The final weeks in Taiwan were kind of sad. Things in the core course wrapped up with presentations on our projects and speeches before our instructors other class. I really never felt comfortable speaking before a large group of people, especially in another language, but the mere fact that the students in the class seemed indifferent towards our speeches gave me confidence. Although my speech wasn't as long and I didn't remember a bunch of things for them, I think that I did a good job getting in front of them and expressing myself in a very casual manner. Not so great was the group presentation that I didn't present. Sometimes a group can just be too big. I put work into the project, but between Evan and Dave, they really seemed to have the information and they had things covered. Combined with the fact that I was extremely upset just made me not really want to get up and talk. I was upset about some people I met that really ruined my plans for teaching English. I just wanted to keep a promise so I canceled the appointment to teach English to teach it another day and my Taiwanese friend just cancel my appointment with him before he realized what I had done. So I became mad at Taiwanese people, many of them but not all. That anger actually lasted until I got on the plane and left. At which time, I began to realize just how much I actually missed Taiwan.

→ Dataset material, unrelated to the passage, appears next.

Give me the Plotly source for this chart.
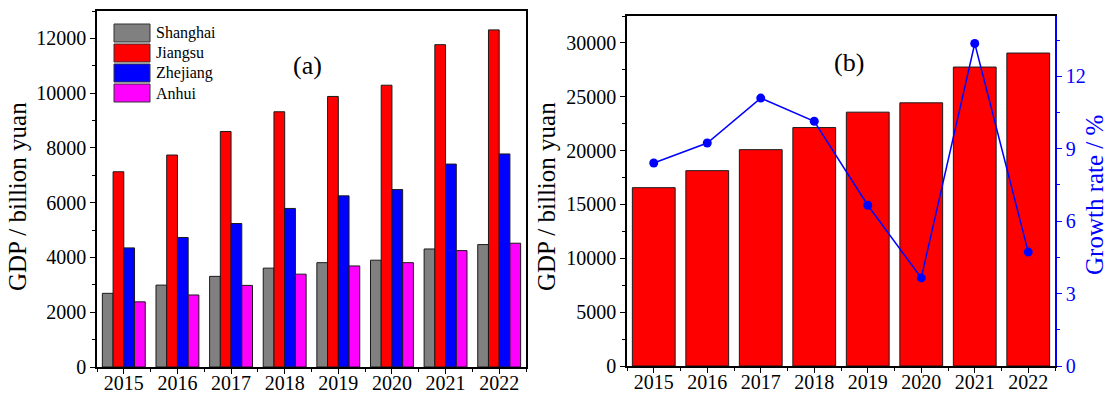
import plotly.graph_objects as go

# Regional GDP (billion yuan), 2015-2022
years = [2015, 2016, 2017, 2018, 2019, 2020, 2021, 2022]
regions = ["Shanghai", "Jiangsu", "Zhejiang", "Anhui"]
shanghai = [2690, 2990, 3310, 3610, 3810, 3900, 4310, 4470]
jiangsu = [7130, 7740, 8600, 9320, 9880, 10290, 11770, 12310]
zhejiang = [4350, 4730, 5240, 5790, 6250, 6480, 7410, 7780]
anhui = [2380, 2630, 2980, 3390, 3690, 3810, 4250, 4520]
total = [16560, 18140, 20090, 22140, 23570, 24440, 27760, 29060]
growth = [8.41, 9.24, 11.10, 10.14, 6.66, 3.65, 13.36, 4.72]

colors = ["#808080", "#ff0000", "#0000ff", "#ff00ff"]
W, H = 1111, 396
FONT = "Liberation Serif, Times New Roman, serif"
BLUE = "#0000ff"


def px(x):
    return x / W


def py(y):
    return 1 - y / H


fig = go.Figure()

for name, vals, col in zip(regions, [shanghai, jiangsu, zhejiang, anhui], colors):
    fig.add_trace(go.Bar(
        x=years, y=vals, name=name, xaxis="x", yaxis="y",
        marker=dict(color=col, line=dict(color="#1a1a1a", width=1)),
        showlegend=False,
    ))

fig.add_trace(go.Bar(
    x=years, y=total, name="Total", xaxis="x2", yaxis="y2",
    marker=dict(color="#ff0000", line=dict(color="#1a1a1a", width=1)),
    showlegend=False,
))
fig.add_trace(go.Scatter(
    x=years, y=growth, name="Growth rate", xaxis="x2", yaxis="y3",
    mode="lines+markers",
    line=dict(color=BLUE, width=1.5),
    marker=dict(color=BLUE, size=9),
    showlegend=False,
))

tickfont = dict(family=FONT, size=20, color="black")


def xaxis_style(domain, anchor):
    return dict(
        domain=domain, anchor=anchor, range=[2014.5, 2022.5],
        tick0=2015, dtick=1, tickformat="d",
        ticks="outside", ticklen=5, tickwidth=1.2, tickcolor="black",
        minor=dict(dtick=0.5, ticks="outside", ticklen=3, tickwidth=1.2, tickcolor="black"),
        showline=True, linecolor="black", linewidth=1.5, mirror=True,
        showgrid=False, zeroline=False, tickfont=tickfont, automargin=False,
        ticklabelstandoff=-8,
    )


def yaxis_style(domain, anchor, rng, dtick, mirror):
    return dict(
        domain=domain, anchor=anchor, range=rng,
        tick0=0, dtick=dtick, tickformat="d",
        ticks="outside", ticklen=5, tickwidth=1.2, tickcolor="black",
        minor=dict(dtick=dtick / 2, ticks="outside", ticklen=3, tickwidth=1.2, tickcolor="black"),
        showline=True, linecolor="black", linewidth=1.5, mirror=mirror,
        showgrid=False, zeroline=False, tickfont=tickfont, automargin=False,
    )


left_x = [px(97), px(526)]
left_y = [py(367), py(11)]
right_x = [px(627), px(1055)]
right_y = [py(366), py(16)]

fig.update_layout(
    width=W, height=H,
    margin=dict(l=0, r=0, t=0, b=0),
    paper_bgcolor="white", plot_bgcolor="white",
    barmode="group", bargap=0.2, bargroupgap=0,
    font=dict(family=FONT, color="black"),
    xaxis=xaxis_style(left_x, "y"),
    yaxis=yaxis_style(left_y, "x", [0, 13000], 2000, True),
    xaxis2=xaxis_style(right_x, "y2"),
    yaxis2=yaxis_style(right_y, "x2", [0, 32500], 5000, False),
    yaxis3=dict(
        overlaying="y2", anchor="x2", side="right", range=[0, 14.5],
        tick0=0, dtick=3, tickformat="d",
        ticks="outside", ticklen=5, tickwidth=1.2, tickcolor=BLUE,
        minor=dict(dtick=1.5, ticks="outside", ticklen=3, tickwidth=1.2, tickcolor=BLUE),
        showline=True, linecolor=BLUE, linewidth=1.5,
        showgrid=False, zeroline=False,
        tickfont=dict(family=FONT, size=20, color=BLUE), automargin=False,
    ),
)

annotations = [
    dict(text="GDP / billion yuan", x=px(18), y=py(197), textangle=-90,
         font=dict(family=FONT, size=25, color="black")),
    dict(text="GDP / billion yuan", x=px(547), y=py(197), textangle=-90,
         font=dict(family=FONT, size=25, color="black")),
    dict(text="Growth rate / %", x=px(1094), y=py(195), textangle=-90,
         font=dict(family=FONT, size=25, color=BLUE)),
    dict(text="(a)", x=px(307), y=py(65), font=dict(family=FONT, size=26, color="black")),
    dict(text="(b)", x=px(849), y=py(63), font=dict(family=FONT, size=26, color="black")),
]
for a in annotations:
    a.update(xref="paper", yref="paper", xanchor="center", yanchor="middle", showarrow=False)

# Legend drawn as swatches with labels in the upper left of panel (a)
shapes = []
box_left, box_right, box_top, box_h, step = 114, 150, 24, 18, 20
for i, (name, col) in enumerate(zip(regions, colors)):
    top = box_top + i * step
    shapes.append(dict(
        type="rect", xref="paper", yref="paper",
        x0=px(box_left), x1=px(box_right), y0=py(top + box_h), y1=py(top),
        fillcolor=col, line=dict(color="#333333", width=1),
    ))
    annotations.append(dict(
        text=name, xref="paper", yref="paper", x=px(154), y=py(top + box_h / 2),
        xanchor="left", yanchor="middle", showarrow=False,
        font=dict(family=FONT, size=16, color="black"),
    ))

fig.update_layout(annotations=annotations, shapes=shapes)

fig.write_html("out.html")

The best things about the last two weeks were the final trip to Hualian and the last time spent at 101. Hualian actually turned out to be a lot better than I thought. In the beginning many of us were upset because the schedule seemed too pressing and time was so limited. We worried we would not be able to have a break. Also we didn't want to go to the monastery that Christie did and eat the veggie lunch. The only bad thing about the trip I would say is food provided by CIEE. We were able to go to a hot spring there and walk on the beach. We saw the beautiful gorge in the mountains and stayed in a youth center that was not that bad all (on the last night of the trip). The first youth center was kind of questionable in its upkeep, but it was in some more rural part of Taiwan. One thing that I did like was the dinner we had the last night and the lunch we had before we left. They were almost exactly the same, but the taste was pretty good. I enjoyed the shrimp, fish, soup and noodles prepared.
The last morning in Taiwan was kind of sad. I started to miss the late night conversations with my roommate and I missed Dave's roommates, Brock, Wayne and Ace, who kept me entertained with photography and magic tricks. I still occasionally chat with them on MSN, but it was nice being able to see them and go out and do things with them. I regret not taking the trip with them somewhere. The one thing I made sure to do before leaving was having beef noodles for lunch. I didn't really grasp the seriousness of not being able to have a good bowl of it ever again but now I do understand. I really miss Taiwan.